Before advancing in the mystical perception of the cave by most of the inhabitants of the surrounding villages, I would like to continue a little bit on the understanding that science gives us on the life of the cave. The formation of stalactites and stalagmites is simply due to the presence of water. For humans as for rocks, water is part of the elements that carry life; without water, there would be no life for the rocks or for the plants; without water, there would be no life for men or animals. Water is life, they say. If the rocks spoke our language, they were going to confirm it.
The earth as we know it is not a calm, quiet and peaceful environment. It is subject to the hyperactive bubbling of the interior. Seismologists know a lot about it and the earthquake of magnitude 7.8 on the Richter scale which struck Syria and Turkey has just reminded us of this brutally by claiming nearly 41,000 human lives.

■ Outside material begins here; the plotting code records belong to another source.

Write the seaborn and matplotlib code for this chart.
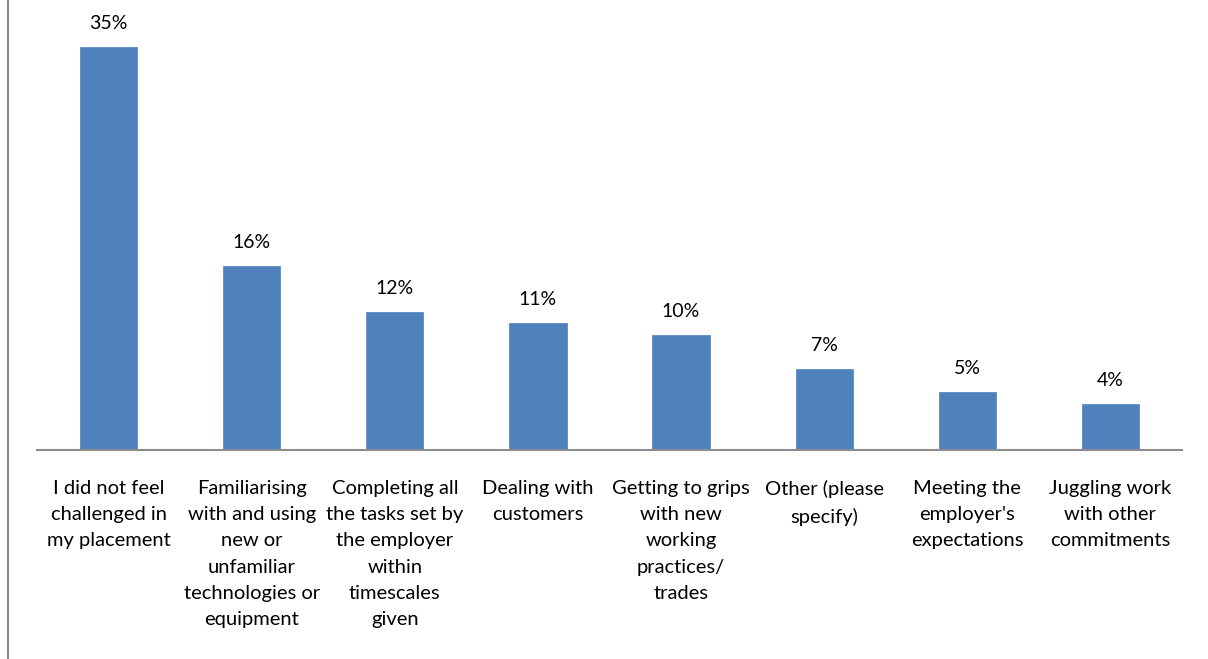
import matplotlib
matplotlib.use("Agg")
import matplotlib.pyplot as plt
import seaborn as sns
import pandas as pd

categories = [
    "I did not feel\nchallenged in\nmy placement",
    "Familiarising\nwith and using\nnew or\nunfamiliar\ntechnologies or\nequipment",
    "Completing all\nthe tasks set by\nthe employer\nwithin\ntimescales\ngiven",
    "Dealing with\ncustomers",
    "Getting to grips\nwith new\nworking\npractices/\ntrades",
    "Other (please\nspecify)",
    "Meeting the\nemployer's\nexpectations",
    "Juggling work\nwith other\ncommitments",
]
values = [35, 16, 12, 11, 10, 7, 5, 4]
value_labels = ["35%", "16%", "12%", "11%", "10%", "7%", "5%", "4%"]

df = pd.DataFrame({"category": categories, "value": values})

sns.set_theme(style="white")
plt.rcParams["font.family"] = ["Lato", "DejaVu Sans"]

W, H = 1208, 659
fig = plt.figure(figsize=(W / 100, H / 100), dpi=100)
ax = fig.add_axes([37 / W, 1 - 450 / H, (1182 - 37) / W, 440 / H])

sns.barplot(data=df, x="category", y="value", color="#4F81BD", width=0.4,
            saturation=1, ax=ax, edgecolor="#4F81BD", linewidth=0.5)

ax.set_ylim(0, 440 / 11.51)
ax.set_xlim(-0.5, len(categories) - 0.5)
ax.set_xlabel("")
ax.set_ylabel("")
ax.set_yticks([])
for side in ["top", "right", "left"]:
    ax.spines[side].set_visible(False)
ax.spines["bottom"].set_color("#8C8C8C")
ax.spines["bottom"].set_linewidth(1.5)
ax.tick_params(axis="x", length=0, pad=21.5)
ax.set_xticks(range(len(categories)))
ax.set_xticklabels(categories, fontsize=14.5, color="#000000",
                   linespacing=1.66, va="top")

for i, (v, lab) in enumerate(zip(values, value_labels)):
    ax.annotate(lab, (i, v), xytext=(0, 11), textcoords="offset points",
                ha="center", va="bottom", fontsize=14, color="#000000")

# outer frame edge on the left
fig.add_artist(plt.Line2D([8 / W, 8 / W], [0, 1], color="#8C8C8C",
                          linewidth=1.5, transform=fig.transFigure))

fig.savefig("out.png", dpi=100, facecolor="white")
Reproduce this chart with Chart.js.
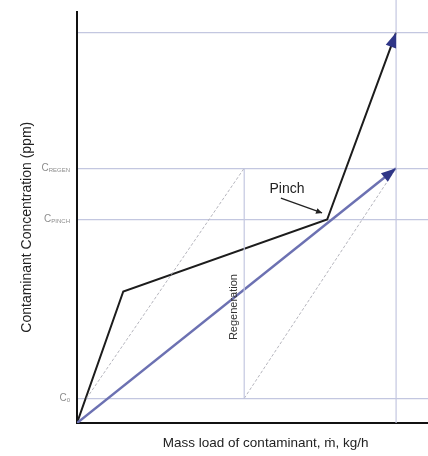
<!DOCTYPE html>
<html>
<head>
<meta charset="utf-8">
<script src="https://cdn.jsdelivr.net/npm/chart.js@4.4.1/dist/chart.umd.min.js"></script>
<style>
  html, body { margin: 0; padding: 0; background: #fff; }
  #wrap { width: 428px; height: 456px; }
</style>
</head>
<body>
<div id="wrap"><canvas id="pinchChart" width="428" height="456"></canvas></div>
<script>
// Concentration levels (relative ppm)
const C0 = 6;
const C_PINCH = 49.5;
const C_REGEN = 62;
const C_OUT = 95;

// Mass loads (relative kg/h)
const M_REGEN = 5.24;
const M_TOTAL = 10;

// Y tick positions and their labels (main letter + subscript)
const yTickValues = [C0, C_PINCH, C_REGEN, C_OUT];
const yTickMain = ['C', 'C', 'C', ''];
const yTickSub = ['0', 'PINCH', 'REGEN', ''];

// Limiting composite curve (black)
const compositeX = [0, 1.45, 7.84, M_TOTAL];
const compositeY = [0, 32, C_PINCH, C_OUT];

// Supply line (blue)
const supplyX = [0, M_TOTAL];
const supplyY = [0, C_REGEN];

// Thin grey construction lines
const greyOneX = [0.3, M_REGEN];
const greyOneY = [C0, C_REGEN];
const greyTwoX = [M_REGEN, M_TOTAL];
const greyTwoY = [C0, C_REGEN];

// Vertical lines
const regenX = [M_REGEN, M_REGEN];
const regenY = [C0, C_REGEN];
const totalX = [M_TOTAL, M_TOTAL];
const totalY = [0, 103];

// Pinch annotation arrow
const pinchArrowX = [6.39, 7.68];
const pinchArrowY = [54.7, 51.1];

const gridColor = '#c3c7e0';

function toPoints(xs, ys) {
    return xs.map((x, i) => ({ x: x, y: ys[i] }));
}

function drawArrowHead(ctx, x0, y0, x1, y1, len, half, color) {
    const a = Math.atan2(y1 - y0, x1 - x0);
    ctx.save();
    ctx.translate(x1, y1);
    ctx.rotate(a);
    ctx.beginPath();
    ctx.moveTo(0, 0);
    ctx.lineTo(-len, -half);
    ctx.lineTo(-len, half);
    ctx.closePath();
    ctx.fillStyle = color;
    ctx.fill();
    ctx.restore();
}

// Arrow heads, y tick labels with subscripts, and text notes
const extrasPlugin = {
    id: 'extras',
    afterDatasetsDraw(chart) {
        const ctx = chart.ctx;
        chart.data.datasets.forEach((ds, i) => {
            if (!ds.arrow) return;
            const pts = chart.getDatasetMeta(i).data;
            const a = pts[pts.length - 2];
            const b = pts[pts.length - 1];
            drawArrowHead(ctx, a.x, a.y, b.x, b.y, ds.arrow.len, ds.arrow.half, ds.arrow.color);
        });
    },
    afterDraw(chart) {
        const ctx = chart.ctx;
        const xs = chart.scales.x;
        const ys = chart.scales.y;

        // y tick labels
        yTickValues.forEach((v, i) => {
            if (!yTickMain[i]) return;
            const py = ys.getPixelForValue(v);
            ctx.save();
            ctx.font = '6px "Liberation Sans", Arial, sans-serif';
            const subW = ctx.measureText(yTickSub[i]).width;
            ctx.font = '10px "Liberation Sans", Arial, sans-serif';
            const mainW = ctx.measureText(yTickMain[i]).width;
            const right = 70;
            ctx.fillStyle = '#8c8c8c';
            ctx.textBaseline = 'middle';
            ctx.textAlign = 'left';
            ctx.fillText(yTickMain[i], right - subW - mainW, py);
            ctx.font = '6px "Liberation Sans", Arial, sans-serif';
            ctx.fillText(yTickSub[i], right - subW, py + 2);
            ctx.restore();
        });

        // "Pinch" note
        ctx.save();
        ctx.font = '14px "Liberation Sans", Arial, sans-serif';
        ctx.fillStyle = '#222';
        ctx.textAlign = 'center';
        ctx.textBaseline = 'middle';
        ctx.fillText('Pinch', xs.getPixelForValue(6.58), ys.getPixelForValue(56.9));
        ctx.restore();

        // "Regeneration" note, rotated
        ctx.save();
        ctx.translate(xs.getPixelForValue(4.92), ys.getPixelForValue(28.2));
        ctx.rotate(-Math.PI / 2);
        ctx.font = '11px "Liberation Sans", Arial, sans-serif';
        ctx.fillStyle = '#333';
        ctx.textAlign = 'center';
        ctx.textBaseline = 'middle';
        ctx.fillText('Regeneration', 0, 0);
        ctx.restore();
    }
};

const ctx = document.getElementById('pinchChart').getContext('2d');

new Chart(ctx, {
    type: 'scatter',
    data: {
        datasets: [
            {
                data: toPoints(totalX, totalY),
                borderColor: gridColor,
                borderWidth: 1.2,
                clip: false
            },
            {
                data: toPoints(regenX, regenY),
                borderColor: gridColor,
                borderWidth: 1.2
            },
            {
                data: toPoints(greyOneX, greyOneY),
                borderColor: '#b5b5bd',
                borderWidth: 1,
                borderDash: [3, 2]
            },
            {
                data: toPoints(greyTwoX, greyTwoY),
                borderColor: '#b5b5bd',
                borderWidth: 1,
                borderDash: [3, 2]
            },
            {
                data: toPoints(supplyX, supplyY),
                borderColor: '#6c71b2',
                borderWidth: 2.5,
                arrow: { len: 15, half: 5.5, color: '#2f3687' }
            },
            {
                data: toPoints(compositeX, compositeY),
                borderColor: '#1c1c1c',
                borderWidth: 2,
                arrow: { len: 15, half: 5.5, color: '#2f3687' }
            },
            {
                data: toPoints(pinchArrowX, pinchArrowY),
                borderColor: '#222',
                borderWidth: 1.3,
                arrow: { len: 6, half: 3, color: '#222' }
            }
        ]
    },
    options: {
        responsive: false,
        animation: false,
        showLine: true,
        layout: { padding: { top: 12, right: 0, left: 0, bottom: 0 } },
        elements: {
            point: { radius: 0, hoverRadius: 0 },
            line: { tension: 0, fill: false }
        },
        plugins: {
            legend: { display: false },
            tooltip: { enabled: false }
        },
        scales: {
            x: {
                type: 'linear',
                min: 0,
                max: 11,
                ticks: { display: false },
                grid: { display: false },
                border: { display: true, color: '#111', width: 2 },
                title: {
                    display: true,
                    text: '       Mass load of contaminant, \u1E41, kg/h',
                    color: '#222',
                    font: { family: '"Liberation Sans", Arial, sans-serif', size: 13.5 },
                    padding: { top: 0, bottom: 5 }
                },
                afterFit(scale) { scale.height = 33; }
            },
            y: {
                type: 'linear',
                min: 0,
                max: 100,
                afterBuildTicks(scale) {
                    scale.ticks = yTickValues.map(v => ({ value: v }));
                },
                ticks: { display: false },
                grid: { color: gridColor, lineWidth: 1.2, drawTicks: false },
                border: { display: true, color: '#111', width: 2 },
                title: {
                    display: true,
                    text: 'Contaminant Concentration (ppm)     ',
                    color: '#222',
                    font: { family: '"Liberation Sans", Arial, sans-serif', size: 14 },
                    padding: { top: 18.6, bottom: 0 }
                },
                afterFit(scale) { scale.width = 77; }
            }
        }
    },
    plugins: [extrasPlugin]
});
</script>
</body>
</html>
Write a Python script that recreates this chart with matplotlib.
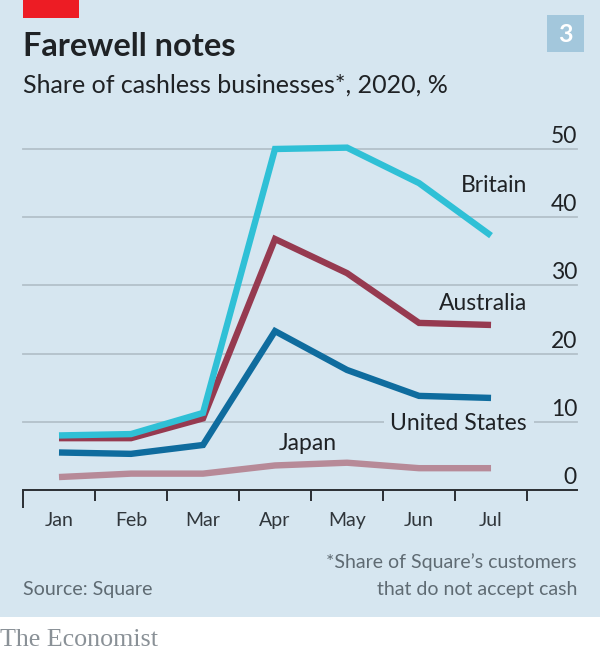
import matplotlib
matplotlib.use("Agg")
import matplotlib.pyplot as plt
from matplotlib.patches import Rectangle
from matplotlib.transforms import ScaledTranslation

W, H = 600, 653

months = ["Jan", "Feb", "Mar", "Apr", "May", "Jun", "Jul"]
britain = [8.0, 8.2, 11.3, 50.0, 50.2, 45.0, 37.3]
australia = [7.6, 7.6, 10.5, 36.8, 31.8, 24.5, 24.2]
united_states = [5.5, 5.3, 6.6, 23.3, 17.6, 13.8, 13.5]
japan = [1.9, 2.4, 2.4, 3.6, 4.0, 3.2, 3.2]
y_ticks = [0, 10, 20, 30, 40, 50]
x_edges = [-0.5, 0.5, 1.5, 2.5, 3.5, 4.5, 5.5, 6.5]

BG = "#d6e6f0"
INK = "#1f2225"
GREY = "#5f6b73"

plt.rcParams["font.family"] = ["Lato", "DejaVu Sans"]

fig = plt.figure(figsize=(W / 100, H / 100), dpi=100, facecolor="white")


def px(x, y):
    # pixel coords from the top left -> figure fraction
    return x / W, 1 - y / H


fig.patches.append(Rectangle((0, 1 - 617 / H), 1, 617 / H, transform=fig.transFigure,
                             facecolor=BG, edgecolor="none", zorder=-5))
fig.patches.append(Rectangle((23 / W, 1 - 18 / H), 56 / W, 18 / H, transform=fig.transFigure,
                             facecolor="#ed1c24", edgecolor="none"))
fig.patches.append(Rectangle((547 / W, 1 - 52 / H), 37 / W, 37 / H, transform=fig.transFigure,
                             facecolor="#a3c7dc", edgecolor="none"))

ax = fig.add_axes([23 / W, 1 - 490 / H, 554 / W, 341 / H])
ax.patch.set_alpha(0)
ax.set_xlim(-0.5, 7.194)
ax.set_ylim(0, 50)
for side in ["top", "left", "right"]:
    ax.spines[side].set_visible(False)
ax.spines["bottom"].set_linewidth(1.4)
ax.spines["bottom"].set_color("#2b2f33")
ax.spines["bottom"].set_zorder(6)

ax.yaxis.tick_right()
ax.set_yticks(y_ticks)
ax.tick_params(axis="y", length=0, pad=0, labelsize=16.5, labelcolor=INK)
lift = ScaledTranslation(0, 6 / 100, fig.dpi_scale_trans)
for lab in ax.get_yticklabels():
    lab.set_ha("right")
    lab.set_va("baseline")
    lab.set_transform(lab.get_transform() + lift)
ax.grid(axis="y", color="#b3c1ca", linewidth=1.3, zorder=1, clip_on=False)
ax.yaxis.get_gridlines()[0].set_visible(False)

ax.set_xticks(x_edges)
ax.set_xticklabels([])
ax.set_xticks(range(len(months)), labels=months, minor=True)
ax.tick_params(axis="x", which="major", length=8, width=1.4, color="#2b2f33")
ax.tick_params(axis="x", which="minor", length=0, pad=16, labelsize=14, labelcolor="#30363b")
ax.xaxis.get_major_ticks()[0].tick1line.set_markersize(13)

x = range(len(months))
series = [
    (japan, "#b78a98"),
    (united_states, "#0f6c9e"),
    (australia, "#963a50"),
    (britain, "#2fc0d6"),
]
for values, color in series:
    ax.plot(x, values, color=color, linewidth=4.6, solid_capstyle="butt",
            solid_joinstyle="miter", zorder=4, clip_on=False)

label_style = dict(fontsize=16.5, color=INK, ha="right", va="center", zorder=5)
ax.text(*ax.transData.inverted().transform((527, H - 186)), "Britain", **label_style)
ax.text(*ax.transData.inverted().transform((527, H - 304)), "Australia", **label_style)
ax.text(*ax.transData.inverted().transform((527, H - 424)), "United States",
        bbox=dict(facecolor=BG, edgecolor="none", pad=5), **{**label_style, "zorder": 3})
ax.text(*ax.transData.inverted().transform((337, H - 444)), "Japan", **label_style)

fig.text(*px(23, 56), "Farewell notes", fontsize=23.4, fontweight="bold", color=INK, va="baseline")
fig.text(*px(23, 93), "Share of cashless businesses*, 2020, %", fontsize=18, color=INK, va="baseline")
fig.text(*px(565.5, 34), "3", fontsize=18, fontweight="bold", color="white", ha="center", va="center")

fig.text(*px(23, 595), "Source: Square", fontsize=14.1, color=GREY, va="baseline")
fig.text(*px(577, 568), "*Share of Square\u2019s customers", fontsize=14, color=GREY, ha="right", va="baseline")
fig.text(*px(577, 595), "that do not accept cash", fontsize=14, color=GREY, ha="right", va="baseline")
fig.text(*px(0, 646), "The Economist", fontsize=18.7, family="Liberation Serif", color="#8a9197", va="baseline")

fig.savefig("out.png", dpi=100)
plt.close(fig)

The rock resists underground tremors but it undergoes cracks over time. The water enters these cracks and over time, a long time, the soluble parts of the rock will give way and this will give rise to stalactites and stalagmites which will attach, like a branch to the trunk of a tree, to the insoluble part of the rock. This is what explains the morphology of the cave and its quasi-architectural internal “decorations”. Water is therefore the basis of rock life. Geological studies can give us information on the climate, on the longevity of the rock and with this information the scientist can risk making a predictive projection on the changes to come, and sometimes the precautions to be taken.

The cave remains a mysterious place for the inhabitants. It is not an object of study as it is for the geologists I accompanied. The cave is part of their nature and therefore of their being. There is no objectification of nature in African culture. We are nature and nature is us. The caves are therefore perceived as places where one can communicate with the ancestors, places where one will speak to the invisible and infinite always at the gates of the finite. It is the place where the imperfect God that is man will dialogue with the perfect man that is God.

The two ways of apprehending nature are different, Period. None is superior to the other. The guide who makes incantations in front of the cave and the scientist who studies the composition of the cave exhibit two distinct ways of experiencing the reality of the cave. Neither way is superior to the other. They are simply different. It is exactly like evolutionism and creationism, two distinct cognitive attitudes. Period.
I take this opportunity to thank my friend and colleague, Professor Roland Kakule, who introduced me to this world, and the two experts from Belgium, Pascale Lahogue and Imen Arfaoui, not to mention our future geologists, Nadège Ngala and Junior Lutete, and our guides and our driver."